DATA SEGMENT =
----------------------------------------

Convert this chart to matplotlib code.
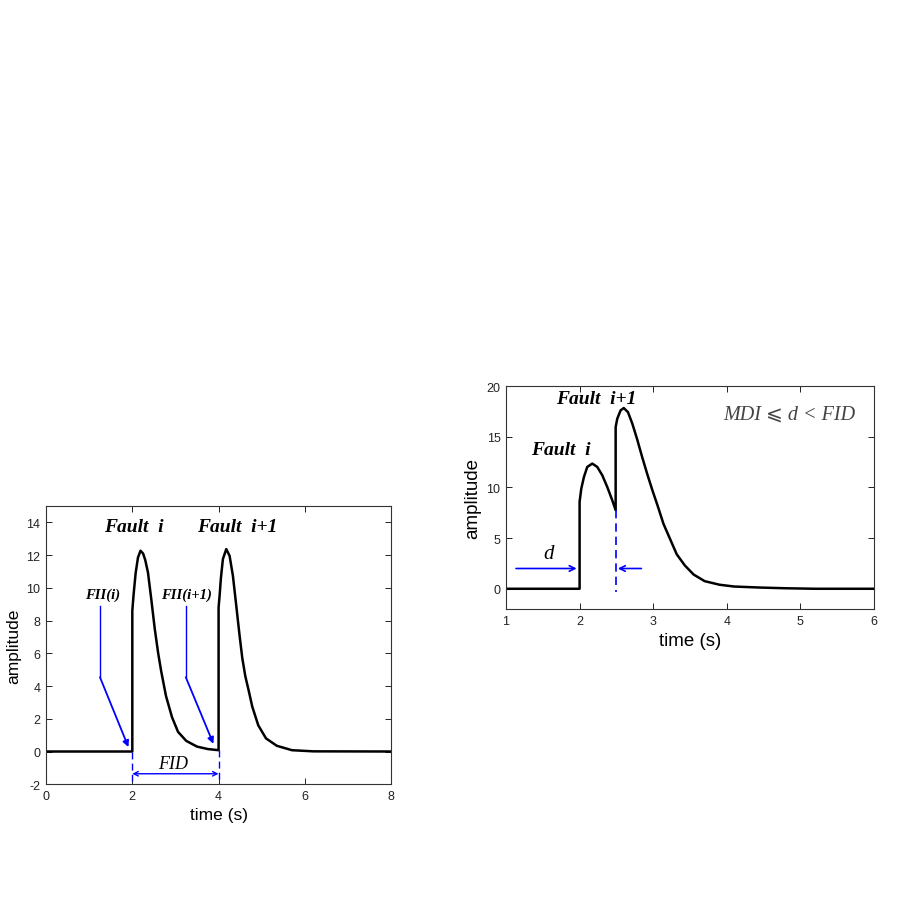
import matplotlib
matplotlib.use("Agg")
import matplotlib.pyplot as plt

# left chart: two separate fault pulses
left_t = [0.0, 2.0, 2.0, 2.0, 2.03, 2.077, 2.131, 2.19, 2.25, 2.30, 2.363, 2.44,
          2.52, 2.60, 2.67, 2.78, 2.92, 3.06, 3.25, 3.50, 3.75,
          4.0, 4.0, 4.0, 4.023, 4.054, 4.10, 4.178, 4.255, 4.332, 4.41, 4.487,
          4.55, 4.62, 4.70, 4.78, 4.92, 5.10, 5.35, 5.70, 6.20, 8.0]
left_amp = [0.0, 0.0, 4.25, 8.6, 9.6, 10.9, 11.85, 12.27, 12.1, 11.7, 10.94, 9.3,
            7.5, 6.0, 4.9, 3.4, 2.1, 1.2, 0.65, 0.3, 0.15,
            0.08, 4.2, 8.8, 9.5, 10.6, 11.76, 12.37, 11.96, 10.74, 8.91, 7.08,
            5.7, 4.6, 3.7, 2.75, 1.6, 0.8, 0.35, 0.08, 0.01, 0.0]

# right chart: second fault arrives before the first has died out
right_t = [1.0, 2.0, 2.0, 2.0, 2.023, 2.059, 2.104, 2.172, 2.24, 2.308, 2.376,
           2.444, 2.49, 2.49, 2.512, 2.557, 2.60, 2.657, 2.716, 2.78, 2.85, 2.92,
           2.99, 3.06, 3.14, 3.23, 3.32, 3.43, 3.55, 3.70, 3.90, 4.10, 4.45, 4.80,
           5.20, 6.0]
right_amp = [0.0, 0.0, 4.1, 8.57, 9.88, 11.03, 12.02, 12.35, 12.02, 11.2, 10.04,
             8.73, 7.75, 15.96, 16.78, 17.6, 17.83, 17.43, 16.3, 14.8, 13.0, 11.3,
             9.7, 8.2, 6.4, 4.9, 3.4, 2.3, 1.4, 0.75, 0.4, 0.22, 0.12, 0.05,
             0.0, 0.0]

left_xticks = [0, 2, 4, 6, 8]
left_yticks = [-2, 0, 2, 4, 6, 8, 10, 12, 14]
right_xticks = [1, 2, 3, 4, 5, 6]
right_yticks = [0, 5, 10, 15, 20]

serif = ["Liberation Serif", "DejaVu Serif", "DejaVu Sans"]
sans = ["Liberation Sans", "DejaVu Sans"]
blue = "#0000ff"

plt.rcParams["font.family"] = sans
plt.rcParams["axes.unicode_minus"] = False

fig = plt.figure(figsize=(9.01, 9.12), dpi=100)
ax1 = fig.add_axes([0.0511, 0.139, 0.383, 0.305])
ax2 = fig.add_axes([0.5616, 0.3311, 0.4084, 0.2445])


def style_axes(ax, xt, yt, xlim, ylim, tick_fs, label_fs):
    ax.set_xlim(*xlim)
    ax.set_ylim(*ylim)
    ax.set_xticks(xt)
    ax.set_yticks(yt)
    ax.tick_params(direction="in", top=True, right=True, length=4, width=0.7,
                   labelsize=tick_fs, colors="#222222", pad=4)
    for s in ax.spines.values():
        s.set_linewidth(0.8)
        s.set_color("#333333")
    ax.set_xlabel("time (s)", fontsize=label_fs, labelpad=4)
    ax.set_ylabel("amplitude", fontsize=label_fs, labelpad=4)


# ---- left chart
ax1.plot(left_t, left_amp, color="black", lw=1.8, solid_joinstyle="round")
style_axes(ax1, left_xticks, left_yticks, (0, 8), (-2, 15), 9, 12.5)

ax1.text(2.04, 13.77, "Fault  i", family=serif, fontsize=14, fontweight="bold",
         style="italic", ha="center", va="center")
ax1.text(4.43, 13.77, "Fault  i+1", family=serif, fontsize=14, fontweight="bold",
         style="italic", ha="center", va="center")
ax1.text(1.30, 9.62, "FII(i)", family=serif, fontsize=10.5, fontweight="bold",
         style="italic", ha="center", va="center")
ax1.text(3.26, 9.62, "FII(i+1)", family=serif, fontsize=10.5, fontweight="bold",
         style="italic", ha="center", va="center")

# pointer lines to the fault start instants
ax1.plot([1.25, 1.25], [8.87, 4.54], color=blue, lw=1)
ax1.annotate("", xy=(1.91, 0.27), xytext=(1.25, 4.54),
             arrowprops=dict(arrowstyle="-|>", color=blue, lw=1.3,
                             mutation_scale=9, shrinkA=0, shrinkB=0))
ax1.plot([3.24, 3.24], [8.87, 4.54], color=blue, lw=1)
ax1.annotate("", xy=(3.88, 0.47), xytext=(3.24, 4.54),
             arrowprops=dict(arrowstyle="-|>", color=blue, lw=1.3,
                             mutation_scale=9, shrinkA=0, shrinkB=0))

ax1.plot([2, 2], [0, -2], color=blue, lw=1, ls=(0, (5, 3)))
ax1.plot([4, 4], [0.1, -2], color=blue, lw=1, ls=(0, (5, 3)))
ax1.annotate("", xy=(2.0, -1.36), xytext=(4.0, -1.36),
             arrowprops=dict(arrowstyle="<->", color=blue, lw=1,
                             mutation_scale=8, shrinkA=0, shrinkB=0))
ax1.text(2.95, -0.72, "FID", family=serif, fontsize=13, style="italic",
         ha="center", va="center")

# ---- right chart
ax2.plot(right_t, right_amp, color="black", lw=1.8, solid_joinstyle="round")
style_axes(ax2, right_xticks, right_yticks, (1, 6), (-2, 20), 9, 13.5)

ax2.text(2.22, 18.8, "Fault  i+1", family=serif, fontsize=14, fontweight="bold",
         style="italic", ha="center", va="center")
ax2.text(1.75, 13.7, "Fault  i", family=serif, fontsize=14, fontweight="bold",
         style="italic", ha="center", va="center")
ax2.text(4.85, 17.27, "MDI \u2a7d d < FID", family=serif, fontsize=14.5,
         style="italic", ha="center", va="center", color="#444444")
ax2.text(1.575, 3.48, "d", family=serif, fontsize=15, style="italic",
         ha="center", va="center")

ax2.annotate("", xy=(1.96, 2.0), xytext=(1.136, 2.0),
             arrowprops=dict(arrowstyle="->", color=blue, lw=1.2,
                             mutation_scale=10, shrinkA=0, shrinkB=0))
ax2.annotate("", xy=(2.52, 2.0), xytext=(2.84, 2.0),
             arrowprops=dict(arrowstyle="->", color=blue, lw=1.2,
                             mutation_scale=10, shrinkA=0, shrinkB=0))
ax2.plot([2.49, 2.49], [7.75, -0.3], color=blue, lw=1.2, ls=(0, (5, 3)))

fig.savefig("out.png", dpi=100)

----------------------------------------

WHAT IS REQUIRED =
Leaving out the pictures, repeat the data above exactly.

OUTPUT OF THE TASK =
Convert this chart to matplotlib code.
import matplotlib
matplotlib.use("Agg")
import matplotlib.pyplot as plt

# left chart: two separate fault pulses
left_t = [0.0, 2.0, 2.0, 2.0, 2.03, 2.077, 2.131, 2.19, 2.25, 2.30, 2.363, 2.44,
          2.52, 2.60, 2.67, 2.78, 2.92, 3.06, 3.25, 3.50, 3.75,
          4.0, 4.0, 4.0, 4.023, 4.054, 4.10, 4.178, 4.255, 4.332, 4.41, 4.487,
          4.55, 4.62, 4.70, 4.78, 4.92, 5.10, 5.35, 5.70, 6.20, 8.0]
left_amp = [0.0, 0.0, 4.25, 8.6, 9.6, 10.9, 11.85, 12.27, 12.1, 11.7, 10.94, 9.3,
            7.5, 6.0, 4.9, 3.4, 2.1, 1.2, 0.65, 0.3, 0.15,
            0.08, 4.2, 8.8, 9.5, 10.6, 11.76, 12.37, 11.96, 10.74, 8.91, 7.08,
            5.7, 4.6, 3.7, 2.75, 1.6, 0.8, 0.35, 0.08, 0.01, 0.0]

# right chart: second fault arrives before the first has died out
right_t = [1.0, 2.0, 2.0, 2.0, 2.023, 2.059, 2.104, 2.172, 2.24, 2.308, 2.376,
           2.444, 2.49, 2.49, 2.512, 2.557, 2.60, 2.657, 2.716, 2.78, 2.85, 2.92,
           2.99, 3.06, 3.14, 3.23, 3.32, 3.43, 3.55, 3.70, 3.90, 4.10, 4.45, 4.80,
           5.20, 6.0]
right_amp = [0.0, 0.0, 4.1, 8.57, 9.88, 11.03, 12.02, 12.35, 12.02, 11.2, 10.04,
             8.73, 7.75, 15.96, 16.78, 17.6, 17.83, 17.43, 16.3, 14.8, 13.0, 11.3,
             9.7, 8.2, 6.4, 4.9, 3.4, 2.3, 1.4, 0.75, 0.4, 0.22, 0.12, 0.05,
             0.0, 0.0]

left_xticks = [0, 2, 4, 6, 8]
left_yticks = [-2, 0, 2, 4, 6, 8, 10, 12, 14]
right_xticks = [1, 2, 3, 4, 5, 6]
right_yticks = [0, 5, 10, 15, 20]

serif = ["Liberation Serif", "DejaVu Serif", "DejaVu Sans"]
sans = ["Liberation Sans", "DejaVu Sans"]
blue = "#0000ff"

plt.rcParams["font.family"] = sans
plt.rcParams["axes.unicode_minus"] = False

fig = plt.figure(figsize=(9.01, 9.12), dpi=100)
ax1 = fig.add_axes([0.0511, 0.139, 0.383, 0.305])
ax2 = fig.add_axes([0.5616, 0.3311, 0.4084, 0.2445])


def style_axes(ax, xt, yt, xlim, ylim, tick_fs, label_fs):
    ax.set_xlim(*xlim)
    ax.set_ylim(*ylim)
    ax.set_xticks(xt)
    ax.set_yticks(yt)
    ax.tick_params(direction="in", top=True, right=True, length=4, width=0.7,
                   labelsize=tick_fs, colors="#222222", pad=4)
    for s in ax.spines.values():
        s.set_linewidth(0.8)
        s.set_color("#333333")
    ax.set_xlabel("time (s)", fontsize=label_fs, labelpad=4)
    ax.set_ylabel("amplitude", fontsize=label_fs, labelpad=4)


# ---- left chart
ax1.plot(left_t, left_amp, color="black", lw=1.8, solid_joinstyle="round")
style_axes(ax1, left_xticks, left_yticks, (0, 8), (-2, 15), 9, 12.5)

ax1.text(2.04, 13.77, "Fault  i", family=serif, fontsize=14, fontweight="bold",
         style="italic", ha="center", va="center")
ax1.text(4.43, 13.77, "Fault  i+1", family=serif, fontsize=14, fontweight="bold",
         style="italic", ha="center", va="center")
ax1.text(1.30, 9.62, "FII(i)", family=serif, fontsize=10.5, fontweight="bold",
         style="italic", ha="center", va="center")
ax1.text(3.26, 9.62, "FII(i+1)", family=serif, fontsize=10.5, fontweight="bold",
         style="italic", ha="center", va="center")

# pointer lines to the fault start instants
ax1.plot([1.25, 1.25], [8.87, 4.54], color=blue, lw=1)
ax1.annotate("", xy=(1.91, 0.27), xytext=(1.25, 4.54),
             arrowprops=dict(arrowstyle="-|>", color=blue, lw=1.3,
                             mutation_scale=9, shrinkA=0, shrinkB=0))
ax1.plot([3.24, 3.24], [8.87, 4.54], color=blue, lw=1)
ax1.annotate("", xy=(3.88, 0.47), xytext=(3.24, 4.54),
             arrowprops=dict(arrowstyle="-|>", color=blue, lw=1.3,
                             mutation_scale=9, shrinkA=0, shrinkB=0))

ax1.plot([2, 2], [0, -2], color=blue, lw=1, ls=(0, (5, 3)))
ax1.plot([4, 4], [0.1, -2], color=blue, lw=1, ls=(0, (5, 3)))
ax1.annotate("", xy=(2.0, -1.36), xytext=(4.0, -1.36),
             arrowprops=dict(arrowstyle="<->", color=blue, lw=1,
                             mutation_scale=8, shrinkA=0, shrinkB=0))
ax1.text(2.95, -0.72, "FID", family=serif, fontsize=13, style="italic",
         ha="center", va="center")

# ---- right chart
ax2.plot(right_t, right_amp, color="black", lw=1.8, solid_joinstyle="round")
style_axes(ax2, right_xticks, right_yticks, (1, 6), (-2, 20), 9, 13.5)

ax2.text(2.22, 18.8, "Fault  i+1", family=serif, fontsize=14, fontweight="bold",
         style="italic", ha="center", va="center")
ax2.text(1.75, 13.7, "Fault  i", family=serif, fontsize=14, fontweight="bold",
         style="italic", ha="center", va="center")
ax2.text(4.85, 17.27, "MDI \u2a7d d < FID", family=serif, fontsize=14.5,
         style="italic", ha="center", va="center", color="#444444")
ax2.text(1.575, 3.48, "d", family=serif, fontsize=15, style="italic",
         ha="center", va="center")

ax2.annotate("", xy=(1.96, 2.0), xytext=(1.136, 2.0),
             arrowprops=dict(arrowstyle="->", color=blue, lw=1.2,
                             mutation_scale=10, shrinkA=0, shrinkB=0))
ax2.annotate("", xy=(2.52, 2.0), xytext=(2.84, 2.0),
             arrowprops=dict(arrowstyle="->", color=blue, lw=1.2,
                             mutation_scale=10, shrinkA=0, shrinkB=0))
ax2.plot([2.49, 2.49], [7.75, -0.3], color=blue, lw=1.2, ls=(0, (5, 3)))

fig.savefig("out.png", dpi=100)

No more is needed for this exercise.